During their first night Andrew got up to go to the toilet and when he went back to bed his wife asked him why he had been making crashing noises in the kitchen.
“What do you mean?” Andrew replied. “What noises?” His wife remained convinced that he had been trying to scare her but Andrew knew he had not made a sound. The next morning they got up to find kitchen chairs seemingly flung around the kitchen and they decided to beat a hasty retreat. As they packed their bags and looked around the kitchen for a final check, the pantry door flew open. Andrew felt something cold rush past him and then a knife whizzed past his head. They left and when Andrew told the owner that they had only stayed one night he was told that yes, the place was haunted. Andrew had many more stories like that up his sleeve and in the months to come we would hear some of them while sharing a cup of tea and a slice of home-made cake.
With the llama training coming on nicely, hubby started to talk about a particular dream of his own.

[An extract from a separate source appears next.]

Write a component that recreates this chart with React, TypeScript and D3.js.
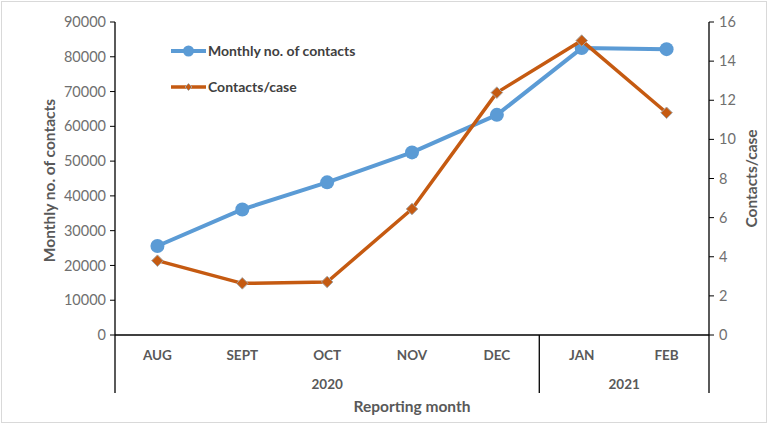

It was to walk the llamas across the Pyrenees from the Atlantic coast to the Mediterranean, along the long distance path, the G10. I had seen the scary pictures of snow-capped mountains in the guidebook and thought this plan was ambitious to say the least. And that was without even taking the llamas into consideration.
The llamas walked quietly enough along our local roads but I had been walking the gentle Perou one day past a house where a couple of dogs had barked and jumped up at the garden fence. Perou stared at them calmly for a minute or two then something in his head snapped. He leapt six metres in the air and propelled himself from one side of the road to the other, dragging me behind him. So I felt quite worried about hubby’s plan and hoped it would never come to pass, but agreed — for a quiet life.
Hubby was fired up with enthusiasm and ordered a beautiful wooden saddle and panniers from a specialist supplier in America as well as the maps and guidebooks. Then the slow job started of getting Perou and Ulyss accustomed to having these strange objects on their backs. It seemed I might have to walk across the Pyrenees after all.